UESF Teaching Resources

You can do hands-on science, math for pennies

You may not be able to buy much with a penny these days, but they make great teaching tools,” according to Stan DeBella, science teacher at Galileo Academy of Sciences High School. There are many worthwhile math and science classroom activities you can do with pennies.

Below are a few activities with which De Bella reports having had a lot of success in his high school classes. You can easily adapt these activities to upper elementary and middle school levels.
Because of space limitations, the activities are briefly summarized below. For more information and to download activity sheets, go to www.uesf.org/pennies.html.
In math classes:

• Demonstrate the concept of pi with marked pennies that are rolled across a number line. Mark a point on the edge of the penny with a white out pen. Draw a line on a piece of paper and place the penny on the line with the white mark touching the line. Mark this point on the line with a pencil. Then roll the penny along the line until the white mark is once again touching the line. Mark this spot with a pencil. Measure the diameter of the penny and the length of the line between the marks. By dividing the line length by the diameter of the penny you have determined the constant pi. Use several different coins because larger coins will have a better approximation of pi.

In science classes:
• Use pennies to show the concept of surface tension in the activity, “How Many Drops can You Pile on a Penny?” Use an eyedropper and different solutions to show the strength of hydrogen bonding. The stronger the bonding, the more drops you can pile on a penny. Solutions are usually, NaCl (table salt), NaCO3 (washing soda) and pure water. Just add drops and count till the water flows off the penny.
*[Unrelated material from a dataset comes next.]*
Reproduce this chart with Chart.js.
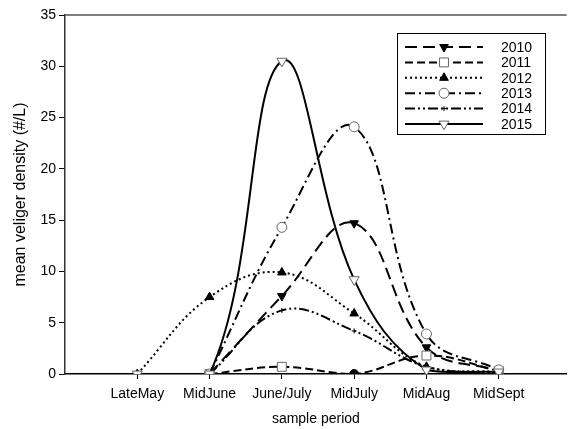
<!DOCTYPE html>
<html>
<head>
<meta charset="utf-8">
<script src="https://cdn.jsdelivr.net/npm/chart.js@4"></script>
<style>
  html, body { margin: 0; padding: 0; background: #fff; }
  #wrap { width: 574px; height: 429px; }
</style>
</head>
<body>
<div id="wrap"><canvas id="veliger"></canvas></div>
<script>
// sample periods (x positions are the index)
var periods = ['LateMay', 'MidJune', 'June/July', 'MidJuly', 'MidAug', 'MidSept'];
var years = ['2010', '2011', '2012', '2013', '2014', '2015'];

// mean veliger density (#/L), null = not sampled
var d2010 = [null, 0, 7.6, 14.7, 2.6, 0.3];
var d2011 = [null, 0, 0.7, 0, 1.8, 0.3];
var d2012 = [0, 7.5, 9.9, 5.9, 0.7, 0.2];
var d2013 = [null, 0, 14.3, 24.1, 3.9, 0.4];
var d2014 = [null, 0, 6.2, 4.2, 0.7, 0.1];
var d2015 = [0, 0, 30.5, 9.2, 0.4, 0.2];

var yTicks = [0, 5, 10, 15, 20, 25, 30, 35];

var FONT = 'Liberation Sans, Arial, sans-serif';

function pts(arr) {
    var out = [];
    arr.forEach(function(v, i) {
        if (v !== null) out.push({x: i, y: v});
    });
    return out;
}

var dsStyles = [
    {dash: [12, 6], style: 'triangle', rot: 180, fill: '#000', edge: '#000', r: 5},
    {dash: [8, 4], style: 'rect', rot: 0, fill: '#fff', edge: '#666', r: 6.3},
    {dash: [2, 3], style: 'triangle', rot: 0, fill: '#000', edge: '#000', r: 5},
    {dash: [10, 4, 2, 4], style: 'circle', rot: 0, fill: '#fff', edge: '#666', r: 5},
    {dash: [10, 3, 2, 3, 2, 3], style: 'cross', rot: 0, fill: '#000', edge: '#000', r: 2.5},
    {dash: [], style: 'triangle', rot: 180, fill: '#fff', edge: '#666', r: 5.8}
];
var series = [d2010, d2011, d2012, d2013, d2014, d2015];

var datasets = series.map(function(arr, i) {
    var s = dsStyles[i];
    return {
        label: years[i],
        data: pts(arr),
        borderColor: '#000',
        borderWidth: 2,
        borderDash: s.dash,
        tension: 0.4,
        fill: false,
        pointStyle: s.style,
        pointRotation: s.rot,
        pointRadius: s.r,
        pointBackgroundColor: s.fill,
        pointBorderColor: s.edge,
        pointBorderWidth: 1,
        order: 6 - i
    };
});

// 2011 mid-July sample drawn as a solid dot in the original
datasets[1].pointStyle = ['rect', 'rect', 'circle', 'rect', 'rect'];
datasets[1].pointRadius = [6.3, 6.3, 4.5, 6.3, 6.3];
datasets[1].pointBackgroundColor = ['#fff', '#fff', '#000', '#fff', '#fff'];
datasets[1].pointBorderColor = ['#666', '#666', '#000', '#666', '#666'];
// 2015 late-May point has no connecting line
datasets[5].segment = {
    borderColor: function(ctx) { return ctx.p0DataIndex === 0 ? 'rgba(0,0,0,0)' : '#000'; }
};

var frame = {
    id: 'frame',
    afterDraw: function(chart) {
        var c = chart.ctx, a = chart.chartArea;
        c.save();
        c.strokeStyle = '#555';
        c.lineWidth = 1.5;
        c.beginPath();
        c.moveTo(a.left, a.top);
        c.lineTo(a.right, a.top);
        c.stroke();

        // legend box
        var bx = a.left + 332, by = a.top + 18, bw = 148, bh = 101;
        c.strokeStyle = '#000';
        c.lineWidth = 1;
        c.fillStyle = '#fff';
        c.fillRect(bx, by, bw, bh);
        c.strokeRect(bx + 0.5, by + 0.5, bw, bh);
        chart.data.datasets.forEach(function(ds, i) {
            var s = dsStyles[i];
            var y = by + 14 + i * 15.4;
            c.strokeStyle = '#000';
            c.lineWidth = 2;
            c.setLineDash(s.dash);
            c.beginPath();
            c.moveTo(bx + 8, y);
            c.lineTo(bx + 86, y);
            c.stroke();
            c.setLineDash([]);
            c.fillStyle = s.fill;
            c.strokeStyle = s.edge;
            c.lineWidth = 1;
            Chart.helpers.drawPoint(c, {pointStyle: s.style, rotation: s.rot, radius: s.r, borderWidth: 1}, bx + 47, y);
            c.fillStyle = '#000';
            c.font = '14px ' + FONT;
            c.textBaseline = 'middle';
            c.textAlign = 'left';
            c.fillText(ds.label, bx + 104, y + 1);
        });
        c.restore();
    }
};

new Chart(document.getElementById('veliger'), {
    type: 'line',
    data: {datasets: datasets},
    options: {
        responsive: true,
        maintainAspectRatio: false,
        animation: false,
        layout: {padding: {top: 15, right: 0, left: 0, bottom: 0}},
        plugins: {
            legend: {display: false},
            tooltip: {enabled: false}
        },
        scales: {
            x: {
                type: 'linear',
                min: -1,
                max: 5.94,
                afterFit: function(s) { s.height = 55; },
                afterBuildTicks: function(s) {
                    s.ticks = periods.map(function(p, i) { return {value: i}; });
                },
                ticks: {
                    color: '#000',
                    padding: 7,
                    maxRotation: 0,
                    autoSkip: false,
                    font: {family: FONT, size: 14},
                    callback: function(v) { return periods[v] || ''; }
                },
                grid: {drawOnChartArea: false, drawTicks: true, tickLength: 5, color: '#000'},
                border: {display: true, color: '#000', width: 1.5},
                title: {
                    display: true,
                    text: 'sample period',
                    color: '#000',
                    font: {family: FONT, size: 14},
                    padding: {top: 0, bottom: 1}
                }
            },
            y: {
                min: 0,
                max: 35,
                afterFit: function(s) { s.width = 65; },
                afterBuildTicks: function(s) {
                    s.ticks = yTicks.map(function(v) { return {value: v}; });
                },
                ticks: {
                    color: '#000',
                    padding: 3,
                    font: {family: FONT, size: 14}
                },
                grid: {drawOnChartArea: false, drawTicks: true, tickLength: 6, color: '#000'},
                border: {display: true, color: '#333', width: 1.5},
                title: {
                    display: true,
                    text: 'mean veliger density (#/L)',
                    color: '#000',
                    font: {family: FONT, size: 16},
                    padding: {top: 11, bottom: 0}
                }
            }
        }
    },
    plugins: [frame]
});
</script>
</body>
</html>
• Demonstrate isotopes with the activity, “Pennium.” Pennies are great models for isotopes. No longer made from pure copper, their compositions from different years vary slightly in weight due to different chemical mixtures even though they look the same. (An isotope is any or two or more forms of an element having the same or very closely related properties and the same atomic number but different atomic weights.) By sorting, weighing and recording data on pennies, students can understand isotopes.

• Demonstrate oxidation/reduction reactions. Pennies are a ready source of copper that can demonstrate oxidation/reduction reactions with silver nitrate. Copper is more reactive than silver. When a solution of silver nitrate is placed around a penny, the copper reacts with the silver nitrate. A blue solution is formed while the silver is deposited on the penny. This results in silver crystals.